QUALITY OF CARE
Introduction
Introduction
Privately delivered health care is an important component of many countries’ national health system service offerings. Ensuring that care is of a high quality is a priority for the global community. This brief shares a range of approaches and implementation experiences that focus on improving the quality of private health care from SHOPS Plus work in Madagascar, Nigeria, Senegal, and Tanzania. It provides broad and contextual lessons as well as practical tips for implementing partners and donors who want to support efforts assuring and improving the quality of private health service delivery.
Lessons Learned
Lessons Learned
Any framework that seeks to improve quality of care will need to address issues at several levels of the health system. Common critiques of quality assurance and improvement interventions are that they are either too narrow in focus to account for other factors that determine success, or so broad and complex that they make it impossible to determine which input(s) were successful. A comprehensive process is needed.
Way Forward
Way Forward
This brief described several examples from SHOPS Plus that illustrate the challenges stakeholders face in improving the quality of essential health service delivery. Private providers and facilities are often motivated to improve the quality of their care, but they do not always know the standards, measurements, and approaches of quality assurance, or the methods that will achieve and sustain quality improvement.
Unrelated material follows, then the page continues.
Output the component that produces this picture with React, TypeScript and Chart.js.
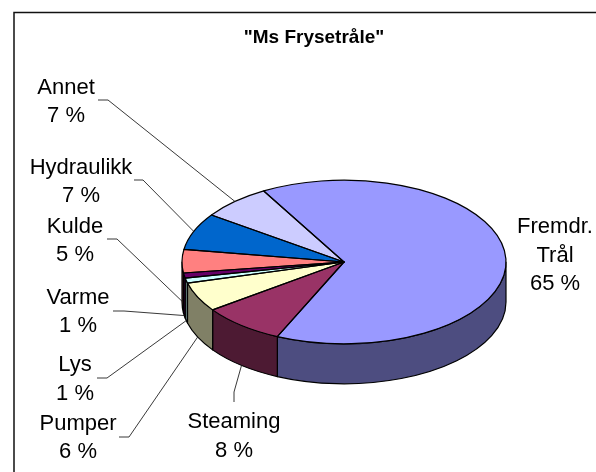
import React, { useEffect, useRef } from "react";
import { Chart, registerables } from "chart.js";

Chart.register(...registerables);

const titleText = '"Ms Frysetråle"';
const categories = ["Fremdr. Trål", "Steaming", "Pumper", "Lys", "Varme", "Kulde", "Hydraulikk", "Annet"];
const values = [65.0, 8.3, 5.8, 1.0, 1.0, 4.6, 7.3, 7.0];
const topColors = ["#9999FF", "#993366", "#FFFFCC", "#CCFFFF", "#660066", "#FF8080", "#0066CC", "#CCCCFF"];
const sideColors = ["#4D4D80", "#4D1A33", "#808066", "#668080", "#330033", "#804040", "#003366", "#666680"];

// Label layout: centre x, first-line centre y, and the elbow of the leader line
const labelLayout: any[] = [
  { lines: ["Fremdr.", "Trål"], x: 555, y: 227, gap: 28.5 },
  { lines: ["Steaming"], x: 234, y: 421.5, gap: 29, leader: [[234, 402], [234, 392]] },
  { lines: ["Pumper"], x: 78, y: 424, gap: 28, leader: [[119, 437], [129, 437]] },
  { lines: ["Lys"], x: 75, y: 365, gap: 29, leader: [[97, 378], [107, 378]] },
  { lines: ["Varme"], x: 78, y: 298, gap: 28, leader: [[113, 311], [124, 311]] },
  { lines: ["Kulde"], x: 75, y: 227, gap: 28, leader: [[107, 239], [117, 239]] },
  { lines: ["Hydraulikk"], x: 81, y: 168, gap: 28, leader: [[134, 180], [143, 180]] },
  { lines: ["Annet"], x: 66, y: 88, gap: 28, leader: [[98, 100], [108, 100]] },
];

const SQUASH = 0.505;
const DEPTH = 40;
const TAU = Math.PI * 2;

function visibleSpans(s: number, e: number) {
  const out: number[][] = [];
  for (let k = -2; k <= 2; k++) {
    const a = Math.max(s + k * TAU, 0);
    const b = Math.min(e + k * TAU, Math.PI);
    if (b > a) out.push([a, b]);
  }
  return out;
}

const pie3d = {
  id: "pie3d",
  afterLayout(chart: any) {
    const t = chart.titleBlock;
    if (t) {
      t.left = 32;
      t.right = 596;
    }
  },
  beforeDatasetsDraw(chart: any) {
    const { ctx } = chart;
    const arcs = chart.getDatasetMeta(0).data;
    const { x: cx, y: cy, outerRadius: R } = arcs[0];
    const Ry = R * SQUASH;
    ctx.save();
    ctx.lineWidth = 1.2;
    ctx.strokeStyle = "#000";
    ctx.lineJoin = "round";
    arcs.forEach((arc: any, i: number) => {
      for (const [a, b] of visibleSpans(arc.startAngle, arc.endAngle)) {
        ctx.beginPath();
        ctx.ellipse(cx, cy, R, Ry, 0, a, b);
        ctx.ellipse(cx, cy + DEPTH, R, Ry, 0, b, a, true);
        ctx.closePath();
        ctx.fillStyle = sideColors[i];
        ctx.fill();
        ctx.stroke();
      }
    });
    ctx.restore();
    ctx.save();
    ctx.translate(0, cy);
    ctx.scale(1, SQUASH);
    ctx.translate(0, -cy);
  },
  afterDatasetsDraw(chart: any) {
    const { ctx } = chart;
    ctx.restore();
    const arcs = chart.getDatasetMeta(0).data;
    const { x: cx, y: cy, outerRadius: R } = arcs[0];
    const Ry = R * SQUASH;
    ctx.save();
    ctx.strokeStyle = "#000";
    ctx.lineWidth = 1.2;
    ctx.lineJoin = "round";
    arcs.forEach((arc: any) => {
      ctx.beginPath();
      ctx.moveTo(cx, cy);
      ctx.ellipse(cx, cy, R, Ry, 0, arc.startAngle, arc.endAngle);
      ctx.closePath();
      ctx.stroke();
    });
    ctx.restore();

    // leader lines and labels
    const total = values.reduce((p, v) => p + v, 0);
    ctx.save();
    ctx.textAlign = "center";
    ctx.textBaseline = "middle";
    ctx.font = '22px "Liberation Sans"';
    ctx.fillStyle = "#000";
    labelLayout.forEach((lab, i) => {
      const arc = arcs[i];
      const mid = (arc.startAngle + arc.endAngle) / 2;
      if (lab.leader) {
        const ax = cx + R * Math.cos(mid);
        const ay = cy + Ry * Math.sin(mid) + (Math.sin(mid) > -0.1 ? DEPTH : 0);
        ctx.beginPath();
        ctx.strokeStyle = "#222";
        ctx.lineWidth = 0.9;
        lab.leader.forEach((p: number[], k: number) => (k ? ctx.lineTo(p[0], p[1]) : ctx.moveTo(p[0], p[1])));
        ctx.lineTo(ax, ay);
        ctx.stroke();
      }
      const pct = Math.round((values[i] / total) * 100) + " %";
      [...lab.lines, pct].forEach((t: string, k: number) => ctx.fillText(t, lab.x, lab.y + k * lab.gap));
    });
    ctx.restore();
  },
  afterDraw(chart: any) {
    const { ctx } = chart;
    ctx.save();
    ctx.strokeStyle = "#111";
    ctx.lineWidth = 1.5;
    ctx.beginPath();
    ctx.moveTo(14, 472);
    ctx.lineTo(14, 12.5);
    ctx.lineTo(596, 12.5);
    ctx.stroke();
    ctx.restore();
  },
};

export default function App() {
  const ref = useRef<HTMLCanvasElement | null>(null);
  useEffect(() => {
    const chart = new Chart(ref.current as HTMLCanvasElement, {
      type: "pie",
      data: {
        labels: categories,
        datasets: [
          {
            data: values,
            backgroundColor: topColors,
            borderWidth: 0,
            hoverOffset: 0,
            clip: false,
          } as any,
        ],
      },
      options: {
        responsive: false,
        animation: false,
        rotation: -29.7,
        layout: { padding: { left: 182, right: 90, top: 0, bottom: 48 } },
        plugins: {
          legend: { display: false },
          tooltip: { enabled: false },
          title: {
            display: true,
            text: titleText,
            color: "#000",
            font: { family: '"Liberation Sans"', size: 19, weight: "bold" },
            padding: { top: 26, bottom: 51.2 },
          },
        },
      },
      plugins: [pie3d as any],
    });
    return () => chart.destroy();
  }, []);
  return (
    <div style={{ position: "absolute", left: 0, top: 0, width: 596, height: 472, background: "#fff" }}>
      <canvas ref={ref} width={596} height={472} style={{ display: "block" }} />
    </div>
  );
}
Designing quality assurance and improvement efforts for private providers with the five WHO key elements in mind can allow stakeholders to develop approaches that private providers can use independently or in partnership with government and donors. It is critical that these approaches consider the unique motivations and incentives of private providers; incorporate the private practice environment as well as clinical knowledge; include pre-service and in-service interventions; and address the specific logistic, financial, and operational barriers private providers face. Such approaches, as outlined in this brief, should continue to be developed, tested, and scaled—ensuring that lessons learned are broadly disseminated.
This is one in a series of briefs on private sector approaches in family planning.